Teachers should provide adequate support to the learners, but not excessive, because children’s ability to hypothesize in the new language should not be underestimated. It is also advisable to remember that we are trying to provide opportunities for these learners to find out about and use the new language. The teaching and learning process should be connected with everyday life, and more importantly, should be fun. Children have a short attention span so teachers should be ready with a rich variety of learning activities. Language teachers also have roles as mentors – who must support and scaffold the learning, and as modelers – who must provide good examples of the language in use. As a good model, teachers should make sure that they use the correct forms of language and pronunciation, because children imitate their teachers with deadly accuracy. Providing incorrect model will lead children to fossilize the error until they are adults.
Children’s learning styles must also be taken into account, so teachers should manage activities that accommodate the three main learning styles mentioned previously. For example, teachers can provide interesting pictures, photos, realia and other visual media to facilitate visual learners. The room can be colorfully decorated to attract their attention. Teachers can also give music, songs or audio stimuli for auditory learners and invite students to make physical movement (drawing, jumping, dancing) for kinesthetic learners. The latter one might require a room large enough to move around. Teachers should be prepared with various activities and be flexible to move from one another to prevent boredom, considering children’s short attention span.
Taking into account factors related to young learners, which involve knowledge on how they learn as well as their characteristics into the teaching and learning process will continuously remind teachers to review whether their practices have been in accordance with the principles of teaching English to young learners. This will, in turn, result in a more effective learning.
From the elaboration above, some conclusions can be drawn as follows:
1. Young learners are not necessarily better language learners compared to older ones.
2. Teaching English to young learners is such a challenging task that needs to be handled properly by professional teachers if it is to be successful.
3. Teachers of English to young learners have to understand the basic principles of TEYL, which include knowledge on how the kids learn.
4. The teaching learning practices should consider the young learners’ characteristics which are different from older learners.
5. Children’s preferred learning styles, which include visual, auditory and kinesthetic learning styles, must also be taken into account.
Followings are some recommendations for teaching English to young learners:
• Provide as wide a range of opportunities as possible;
• Provide vivid, first-hand, new experiences;
• Relate the lessons to what the children already know in a meaningful context
• Use variety of ways to introduce the same idea.
• Organise tasks to stimulate mental activity.
• Provide opportunities for self-expression: when children have learnt something new, give them a chance to apply it on their own.
• Provide opportunities for meaningful conversations.
1.3. Characteristics of Young Learners
For the successful teaching of English in primary schools, above all, it is essential for the teacher to understand the young learners’ characteristics, instincts, and interests in their cognitive, linguistic, and emotional aspects, because this will play a crucial role in how the teacher builds a lesson, how he or she can make sure that the young learners are fully involved in the learning process, how he or she achieves the objectives of a lesson, and how they respond.
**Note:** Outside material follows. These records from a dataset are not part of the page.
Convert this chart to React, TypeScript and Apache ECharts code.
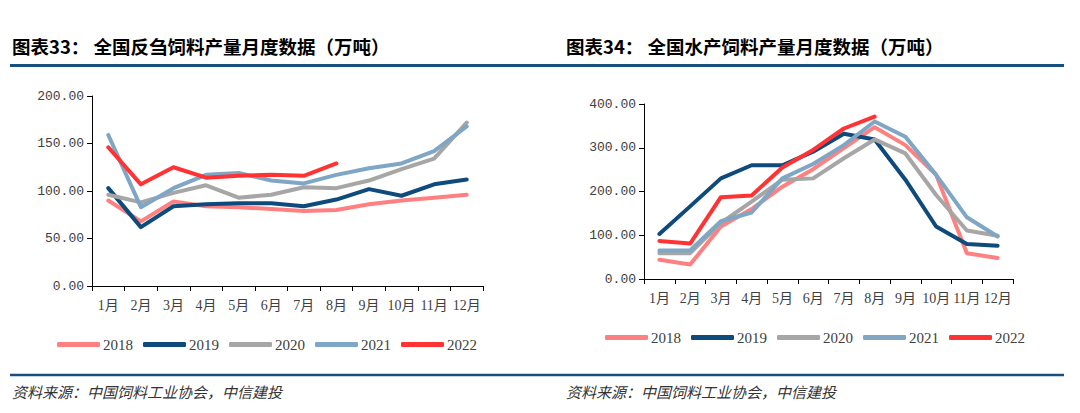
import React, { useEffect, useRef } from "react";
import * as echarts from "echarts";

const months = ["1月", "2月", "3月", "4月", "5月", "6月", "7月", "8月", "9月", "10月", "11月", "12月"];
const years = ["2018", "2019", "2020", "2021", "2022"];
const colors = ["#FF8080", "#0E4A7B", "#A6A6A6", "#7FA6C4", "#FF3333"];

// 全国反刍饲料产量 (万吨)
const rum2018 = [90, 68, 89, 84, 83, 81, 79, 80, 86, 90, 93, 96];
const rum2019 = [103, 62, 84, 86, 87, 87, 84, 91, 102, 95, 107, 112];
const rum2020 = [96, 88, 98, 106, 93, 96, 104, 103, 111, 123, 134, 172];
const rum2021 = [159, 83, 103, 117, 119, 111, 108, 117, 124, 129, 142, 168];
const rum2022 = [146, 107, 125, 114, 116, 117, 116, 129];

// 全国水产饲料产量 (万吨)
const aq2018 = [44, 33, 120, 160, 211, 251, 299, 347, 306, 238, 59, 48];
const aq2019 = [103, 166, 230, 260, 260, 291, 332, 319, 227, 120, 80, 76];
const aq2020 = [59, 59, 128, 177, 227, 230, 276, 319, 287, 192, 111, 99];
const aq2021 = [65, 65, 132, 152, 230, 263, 306, 360, 325, 238, 141, 97];
const aq2022 = [87, 81, 187, 191, 255, 295, 344, 371];

const leftTitle = "图表33： 全国反刍饲料产量月度数据（万吨）";
const rightTitle = "图表34： 全国水产饲料产量月度数据（万吨）";
const sourceText = "资料来源：中国饲料工业协会，中信建投";

const ruminant = [rum2018, rum2019, rum2020, rum2021, rum2022];
const aquatic = [aq2018, aq2019, aq2020, aq2021, aq2022];

const textColor = "#404040";
const ruleColor = "#17507F";

function makeAxes(gridIndex: number, max: number, interval: number) {
  const x = {
    type: "category",
    gridIndex,
    data: months,
    boundaryGap: true,
    axisLine: { show: true, lineStyle: { color: "#000", width: 1 } },
    axisTick: { show: true, inside: false, length: 5, lineStyle: { color: "#000" } },
    axisLabel: {
      color: textColor,
      fontSize: 14,
      fontFamily: "Liberation Serif, Noto Sans CJK SC",
      margin: 12,
      interval: 0,
    },
    splitLine: { show: false },
  };
  const y = {
    type: "value",
    gridIndex,
    min: 0,
    max,
    interval,
    axisLine: { show: true, lineStyle: { color: "#000", width: 1 } },
    axisTick: { show: true, inside: false, length: 5, lineStyle: { color: "#000" } },
    axisLabel: {
      color: textColor,
      fontSize: 13,
      fontFamily: "Liberation Mono, monospace",
      margin: 8,
      formatter: (v: number) => v.toFixed(2),
    },
    splitLine: { show: false },
  };
  return { x, y };
}

export default function App() {
  const ref = useRef<HTMLDivElement>(null);
  useEffect(() => {
    if (!ref.current) return;
    const chart = echarts.init(ref.current, undefined, { renderer: "svg" });
    const a0 = makeAxes(0, 200, 50);
    const a1 = makeAxes(1, 400, 100);
    const series: any[] = [];
    ruminant.forEach((d, i) => {
      series.push({
        type: "line",
        name: years[i],
        xAxisIndex: 0,
        yAxisIndex: 0,
        data: d,
        symbol: "none",
        lineStyle: { color: colors[i], width: 4, cap: "round", join: "round" },
        itemStyle: { color: colors[i] },
        z: i === 4 ? 10 : 2 + i,
      });
    });
    aquatic.forEach((d, i) => {
      series.push({
        type: "line",
        name: years[i],
        xAxisIndex: 1,
        yAxisIndex: 1,
        data: d,
        symbol: "none",
        lineStyle: { color: colors[i], width: 4, cap: "round", join: "round" },
        itemStyle: { color: colors[i] },
        z: i === 4 ? 10 : 2 + i,
      });
    });
    const legendCommon = {
      data: years,
      icon: "roundRect",
      itemWidth: 43,
      itemHeight: 5,
      itemGap: 10,
      textStyle: { color: textColor, fontSize: 15, fontFamily: "Liberation Serif", padding: [0, 0, 0, -2] },
      selectedMode: false,
    };
    chart.setOption({
      animation: false,
      backgroundColor: "#fff",
      grid: [
        { left: 92, top: 96, width: 391, height: 190 },
        { left: 644, top: 104, width: 369, height: 175 },
      ],
      xAxis: [a0.x, a1.x],
      yAxis: [a0.y, a1.y],
      legend: [
        { ...legendCommon, left: 52, top: 332 },
        { ...legendCommon, left: 600, top: 325 },
      ],
      series,
      graphic: [
        {
          type: "text",
          left: 12,
          top: 37,
          style: { text: leftTitle, fill: "#000", font: "bold 18.5px 'Noto Sans CJK SC'" },
        },
        {
          type: "text",
          left: 566,
          top: 37,
          style: { text: rightTitle, fill: "#000", font: "bold 18.5px 'Noto Sans CJK SC'" },
        },
        {
          type: "line",
          shape: { x1: 10, y1: 65.5, x2: 1064, y2: 65.5 },
          style: { stroke: ruleColor, lineWidth: 3 },
        },
        {
          type: "line",
          shape: { x1: 10, y1: 375, x2: 1064, y2: 375 },
          style: { stroke: ruleColor, lineWidth: 2.5 },
        },
        {
          type: "text",
          left: 12,
          top: 384,
          style: { text: sourceText, fill: "#333", font: "italic 15px 'Noto Sans CJK SC'" },
        },
        {
          type: "text",
          left: 566,
          top: 384,
          style: { text: sourceText, fill: "#333", font: "italic 15px 'Noto Sans CJK SC'" },
        },
      ],
    });
    return () => chart.dispose();
  }, []);
  return (
    <div
      ref={ref}
      style={{ position: "fixed", left: 0, top: 0, width: 1080, height: 413, background: "#fff" }}
    />
  );
}
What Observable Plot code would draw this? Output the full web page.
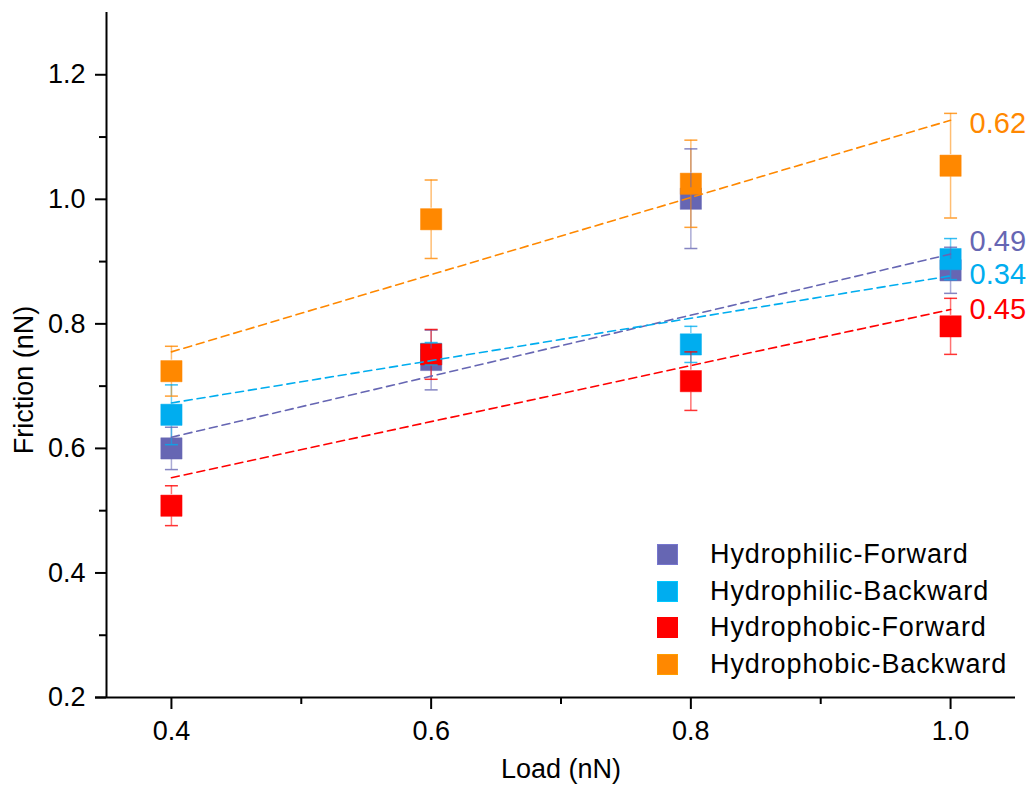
<!DOCTYPE html>
<html>
<head>
<meta charset="utf-8">
<script src="https://cdn.jsdelivr.net/npm/d3@7"></script>
<script src="https://cdn.jsdelivr.net/npm/@observablehq/plot@0.6"></script>
<style>
  body { margin: 0; background: #fff; }
  #wrap { position: relative; width: 1036px; height: 797px; font-family: "Liberation Sans", Arial, sans-serif; }
  #legend { position: absolute; left: 657px; top: 536px; }
  .row { display: flex; align-items: center; height: 36.7px; }
  .sw { width: 21px; height: 21px; box-sizing: border-box; border: 1px solid; }
  .lb { margin-left: 32px; font-size: 27px; letter-spacing: 0.9px; color: #000; white-space: nowrap; }
</style>
</head>
<body>
<div id="wrap"><div id="legend"></div></div>
<script>
// Normal load (nN)
const loads = [0.4, 0.6, 0.8, 1.0];

const seriesNames = ["Hydrophilic-Forward", "Hydrophilic-Backward", "Hydrophobic-Forward", "Hydrophobic-Backward"];
const seriesColors = ["#6666B3", "#00ADEF", "#FF0000", "#FF8800"];

// Mean friction (nN) and error for each series
const hydrophilicForward = [0.600, 0.742, 1.001, 0.886];
const hydrophilicForwardErr = [0.034, 0.048, 0.080, 0.037];
const hydrophilicBackward = [0.654, 0.752, 0.767, 0.904];
const hydrophilicBackwardErr = [0.048, 0.018, 0.029, 0.033];
const hydrophobicForward = [0.508, 0.751, 0.708, 0.796];
const hydrophobicForwardErr = [0.032, 0.040, 0.047, 0.045];
const hydrophobicBackward = [0.724, 0.968, 1.025, 1.054];
const hydrophobicBackwardErr = [0.040, 0.063, 0.070, 0.084];

// Linear fits: friction coefficient (slope) and fitted value at the first load
const fitSlopes = [0.49, 0.34, 0.45, 0.62];
const fitStart = [0.618, 0.673, 0.553, 0.755];

const yMajor = [0.2, 0.4, 0.6, 0.8, 1.0, 1.2];
const yMinor = [0.3, 0.5, 0.7, 0.9, 1.1];
const xMajor = [0.4, 0.6, 0.8, 1.0];
const xMinor = [0.5, 0.7, 0.9];

const means = [hydrophilicForward, hydrophilicBackward, hydrophobicForward, hydrophobicBackward];
const errs = [hydrophilicForwardErr, hydrophilicBackwardErr, hydrophobicForwardErr, hydrophobicBackwardErr];

const points = seriesNames.flatMap((s, i) => loads.map((x, j) => ({
  series: s, x, y: means[i][j], lo: means[i][j] - errs[i][j], hi: means[i][j] + errs[i][j]
})));

const x0 = loads[0], x1 = loads[loads.length - 1];
const fits = seriesNames.flatMap((s, i) => [
  {series: s, x: x0, y: fitStart[i]},
  {series: s, x: x1, y: fitStart[i] + fitSlopes[i] * (x1 - x0)}
]);
const fitEnds = seriesNames.map((s, i) => ({
  series: s, x: x1, y: fitStart[i] + fitSlopes[i] * (x1 - x0), label: fitSlopes[i].toFixed(2), i
}));
const labelShift = [-12, -1, 0, 3];

const colorScale = {domain: seriesNames, range: seriesColors};

// Horizontal cap for error bars
const capSymbol = {draw(ctx) { ctx.moveTo(-6.5, 0); ctx.lineTo(6.5, 0); }};

const marks = [
  // axis lines
  Plot.ruleX([0.35], {strokeWidth: 2}),
  Plot.ruleY([0.2], {strokeWidth: 2, insetLeft: -11}),
  Plot.axisY({ticks: yMajor, tickSize: 11, tickPadding: 10, tickFormat: d3.format(".1f"), fontSize: 27, strokeWidth: 2, label: null}),
  Plot.axisY({ticks: yMinor, tickSize: 7, tickFormat: () => "", strokeWidth: 2, label: null}),
  Plot.axisX({ticks: xMajor, tickSize: 12, tickPadding: 11, tickFormat: d3.format(".1f"), fontSize: 27, strokeWidth: 2, label: null}),
  Plot.axisX({ticks: xMinor, tickSize: 7, tickFormat: () => "", strokeWidth: 2, label: null}),
  // square markers
  Plot.dot(points, {x: "x", y: "y", symbol: "square", r: 12, fill: "series", stroke: "series", strokeOpacity: 0.45, strokeWidth: 1}),
  // error bars, with a gap around the marker
  Plot.ruleX(points, {x: "x", y1: "hi", y2: "y", stroke: "series", strokeOpacity: 0.55, strokeWidth: 1.5, insetBottom: 11}),
  Plot.ruleX(points, {x: "x", y1: "y", y2: "lo", stroke: "series", strokeOpacity: 0.55, strokeWidth: 1.5, insetTop: 11}),
  Plot.dot(points, {x: "x", y: "hi", symbol: capSymbol, r: 6, stroke: "series", strokeWidth: 1.5, strokeOpacity: 0.8}),
  Plot.dot(points, {x: "x", y: "lo", symbol: capSymbol, r: 6, stroke: "series", strokeWidth: 1.5, strokeOpacity: 0.8}),
  // linear fits
  Plot.line(fits, {x: "x", y: "y", z: "series", stroke: "series", strokeWidth: 1.6, strokeDasharray: "8,5"}),
  // slope labels
  ...fitEnds.map(d => Plot.text([d], {x: "x", y: "y", text: "label", fill: seriesColors[d.i], fontSize: 29, textAnchor: "start", dx: 19, dy: labelShift[d.i]})),
  // x-axis title
  Plot.text(["Load (nN)"], {frameAnchor: "bottom", text: d => d, fontSize: 27, dy: 80})
];

const chart = Plot.plot({
  width: 1036,
  height: 797,
  marginLeft: 106,
  marginRight: 21,
  marginTop: 12,
  marginBottom: 100,
  style: {fontFamily: "'Liberation Sans', Arial, sans-serif", color: "#000", background: "#fff", overflow: "visible"},
  x: {domain: [0.35, 1.05]},
  y: {domain: [0.2, 1.3]},
  color: colorScale,
  marks
});
document.getElementById("wrap").prepend(chart);

// y-axis title, rotated along the left edge
d3.select(chart).append("text")
  .attr("transform", "translate(33,380) rotate(-90)")
  .attr("text-anchor", "middle")
  .attr("font-size", 27)
  .attr("fill", "#000")
  .text("Friction (nN)");

// legend inside the plot area
const legend = d3.select("#legend");
seriesNames.forEach((s, i) => {
  const row = legend.append("div").attr("class", "row");
  row.append("div").attr("class", "sw").style("background", seriesColors[i]).style("border-color", d3.color(seriesColors[i]).brighter(0.4).formatHex());
  row.append("div").attr("class", "lb").text(s);
});
</script>
</body>
</html>
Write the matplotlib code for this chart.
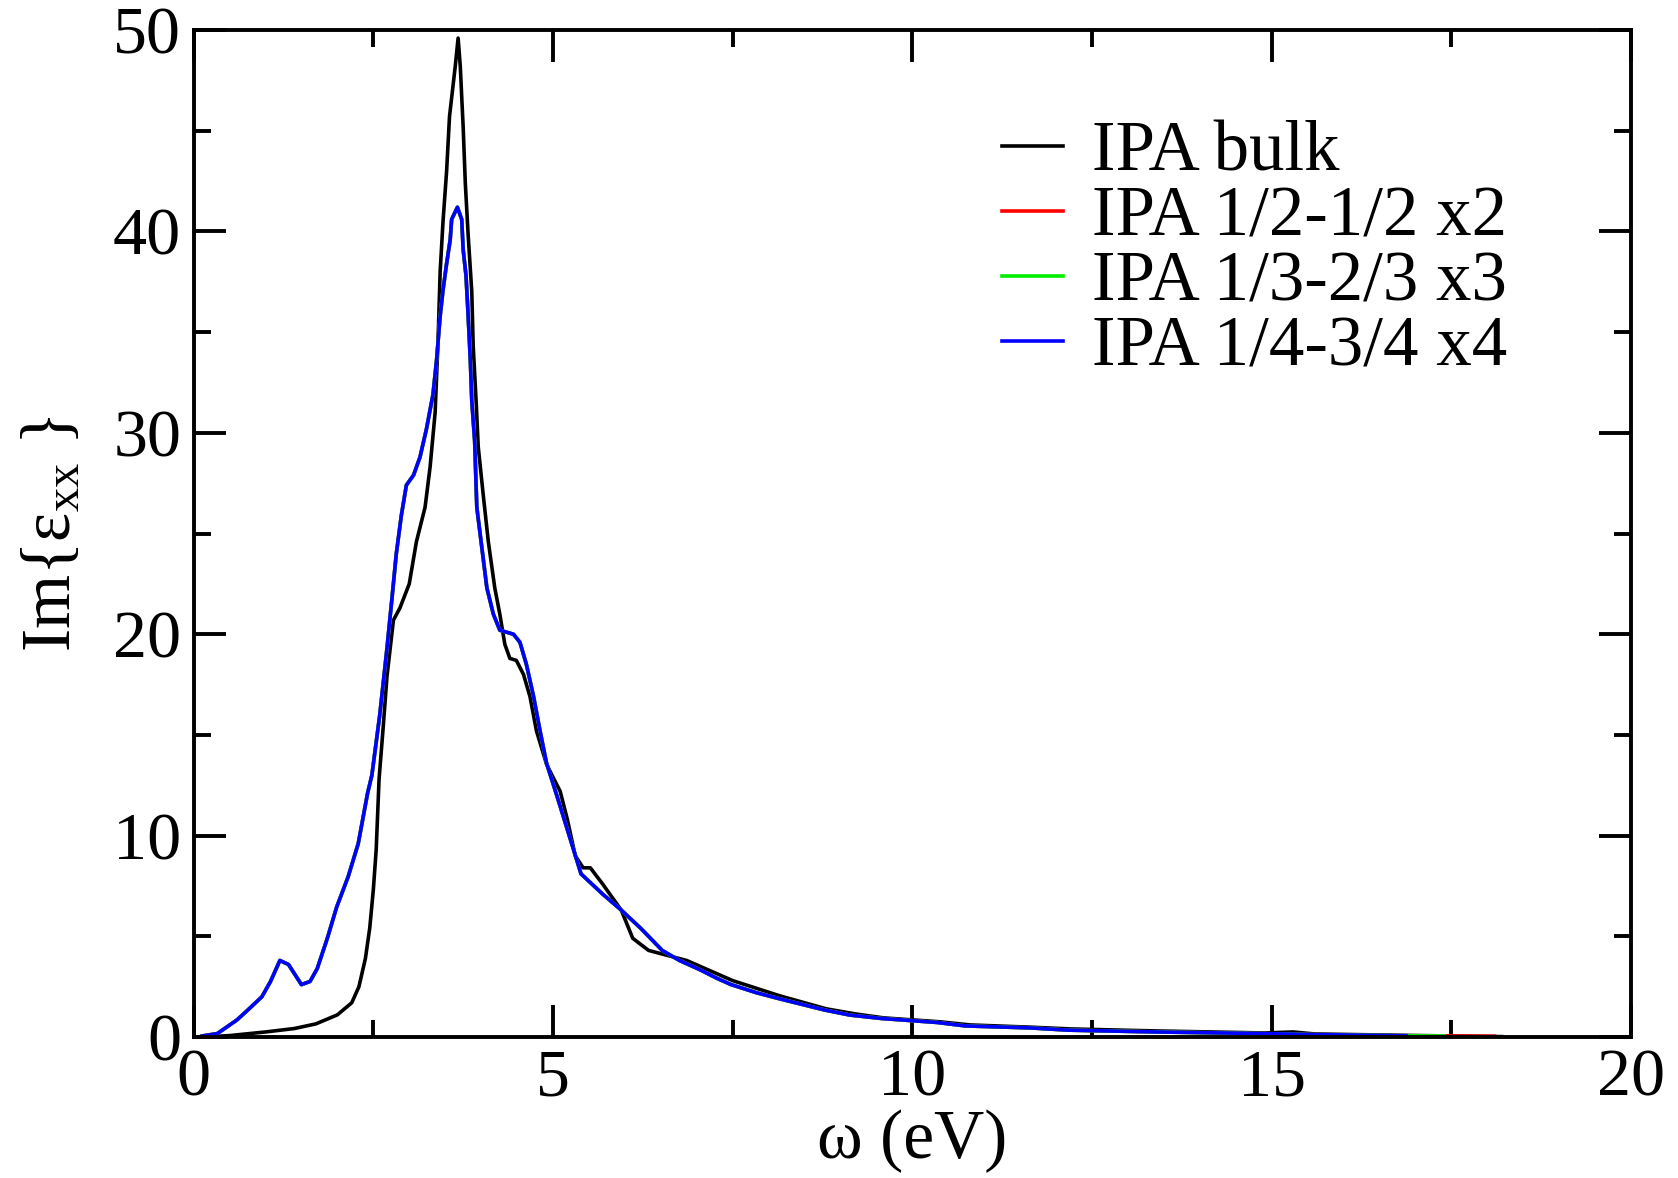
import matplotlib
matplotlib.use("Agg")
import matplotlib.pyplot as plt
from matplotlib.ticker import MultipleLocator

plt.rcParams["font.family"] = ["Liberation Serif", "DejaVu Serif"]
plt.rcParams["mathtext.fontset"] = "custom"
plt.rcParams["mathtext.rm"] = "Liberation Serif"
plt.rcParams["mathtext.it"] = "Liberation Serif:italic"

# --- bulk IPA spectrum ---
bulk_x = [0.15, 0.5, 1.0, 1.4, 1.7, 2.0, 2.2, 2.3, 2.39, 2.45, 2.5, 2.54, 2.58, 2.64,
          2.69, 2.78, 2.87, 3.0, 3.1, 3.22, 3.29, 3.36, 3.40, 3.43, 3.47, 3.52, 3.56,
          3.64, 3.68, 3.71, 3.75, 3.78, 3.82, 3.87, 3.89, 3.93, 3.96, 4.03, 4.10, 4.19,
          4.26, 4.33, 4.40, 4.49, 4.59, 4.68, 4.77, 4.91, 5.0, 5.1, 5.2, 5.31, 5.42,
          5.52, 5.69, 5.95, 6.11, 6.33, 6.54, 6.86, 7.5, 8.15, 8.8, 9.2, 9.6, 10.4,
          10.8, 11.7, 12.2, 13.4, 14.9, 15.3, 15.6, 16.9, 17.5, 18.2]
bulk_y = [0.0, 0.07, 0.25, 0.42, 0.65, 1.1, 1.7, 2.5, 3.9, 5.4, 7.3, 9.3, 12.8, 15.5,
          17.9, 20.7, 21.3, 22.5, 24.6, 26.3, 28.3, 31.0, 34.5, 38.0, 40.5, 43.0, 45.7,
          48.2, 49.6, 48.2, 45.2, 42.4, 39.8, 37.0, 34.3, 31.6, 29.3, 26.9, 24.6, 22.3,
          21.0, 19.5, 18.8, 18.7, 18.0, 16.9, 15.2, 13.55, 12.9, 12.2, 10.8, 9.0, 8.4,
          8.4, 7.6, 6.3, 4.9, 4.3, 4.1, 3.8, 2.8, 2.05, 1.4, 1.15, 0.95, 0.75,
          0.6, 0.48, 0.4, 0.3, 0.2, 0.25, 0.15, 0.08, 0.05, 0.02]

# --- supercell spectra (the three scaled curves lie on top of each other) ---
split_x = [0.12, 0.33, 0.6, 0.73, 0.95, 1.07, 1.2, 1.32, 1.5, 1.62, 1.72, 1.86, 1.99,
           2.15, 2.29, 2.42, 2.48, 2.59, 2.69, 2.76, 2.82, 2.89, 2.96, 3.06, 3.15, 3.24,
           3.33, 3.38, 3.43, 3.47, 3.52, 3.57, 3.59, 3.67, 3.73, 3.75, 3.79, 3.82, 3.85,
           3.87, 3.91, 3.94, 4.01, 4.08, 4.17, 4.26, 4.45, 4.54, 4.63, 4.73, 4.82, 4.91,
           5.07, 5.39, 5.69, 5.95, 6.22, 6.52, 6.76, 7.04, 7.29, 7.48, 7.83, 8.15, 8.78,
           9.13, 9.57, 10.35, 10.74, 11.65, 12.17, 13.39, 14.87, 15.57, 16.87]
split_y = [0.05, 0.17, 0.84, 1.26, 2.0, 2.76, 3.8, 3.6, 2.6, 2.76, 3.4, 4.9, 6.45,
           7.96, 9.6, 12.1, 13.0, 16.0, 19.3, 21.8, 24.0, 25.9, 27.4, 27.9, 28.8, 30.2,
           31.9, 33.6, 35.8, 37.1, 38.4, 39.6, 40.6, 41.2, 40.6, 39.1, 37.8, 35.8, 33.6,
           31.6, 29.6, 26.3, 24.3, 22.3, 21.0, 20.2, 20.0, 19.6, 18.5, 16.9, 15.2, 13.6,
           11.8, 8.1, 7.1, 6.3, 5.4, 4.3, 3.8, 3.35, 2.9, 2.6, 2.2, 1.9, 1.34,
           1.09, 0.92, 0.72, 0.55, 0.45, 0.34, 0.25, 0.17, 0.12, 0.06]
red_tail_x = [17.45, 18.1]
red_tail_y = [0.05, 0.04]
green_tail_x = [17.4]
green_tail_y = [0.05]

labels = ["IPA bulk", "IPA 1/2-1/2 x2", "IPA 1/3-2/3 x3", "IPA 1/4-3/4 x4"]

fig = plt.figure(figsize=(16.78, 11.78), dpi=100)
ax = fig.add_axes([0.1154, 0.1197, 0.8566, 0.8548])

lw = 2.6
ax.plot(bulk_x, bulk_y, color="black", lw=lw, label=labels[0])
ax.plot(split_x + red_tail_x, split_y + red_tail_y, color="#ff0000", lw=lw, label=labels[1])
ax.plot(split_x + green_tail_x, split_y + green_tail_y, color="#00ee00", lw=lw, label=labels[2])
ax.plot(split_x, split_y, color="#0000ff", lw=lw, label=labels[3])

ax.set_xlim(0, 20)
ax.set_ylim(0, 50)
ax.xaxis.set_major_locator(MultipleLocator(5))
ax.xaxis.set_minor_locator(MultipleLocator(2.5))
ax.yaxis.set_major_locator(MultipleLocator(10))
ax.yaxis.set_minor_locator(MultipleLocator(5))
ax.tick_params(which="both", direction="in", top=True, right=True, width=2.8,
               labelsize=49)
ax.tick_params(axis="y", pad=9)
ax.tick_params(axis="x", pad=8)
ax.tick_params(which="major", length=23)
ax.tick_params(which="minor", length=12)
for sp in ax.spines.values():
    sp.set_linewidth(2.8)

ax.set_xlabel("ω (eV)", fontsize=50, labelpad=0)
ax.set_ylabel(r"Im{ε$_{\rm xx}$ }", fontsize=50, labelpad=20)

leg = ax.legend(loc="upper left", bbox_to_anchor=(0.543, 0.938), frameon=False,
                fontsize=51, handlelength=0.85, handletextpad=0.42,
                labelspacing=0.0, borderaxespad=0.0)

fig.savefig("out.png", dpi=100)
In this respect, these lines, in the first place, get the English teacher not only to understand general characteristics of the young learners, but also to recognize the qualifications as a primary English teacher. Secondly, the goals, the contents, and the syllabuses of primary English teaching are roughly discussed in terms of the English curriculum in primary schools. And finally, as the main topic of this paper, how to build a lesson for primary English teaching is more specifically discussed, in terms of teaching procedures including its key stages and their sub stages, the learners’ interactions and activities at each stage, and teaching skills and techniques at each sub stage, and so on.
They have short attention span. So teachers should vary their techniques to break the boredom. they should give varied activities as handwriting, songs, games etc.
They are very active. Try to ask them to play games, role play dialogues and involve them in competitions.
They respond well to praising. Always encourage them and praise their work.
They differ in their experience of language. Treat them as a unit, don’t favour those who know some English at the expense of those who do not know.
They are less shy than older learners. Ask them to repeat utterances, resort to mechanical drills.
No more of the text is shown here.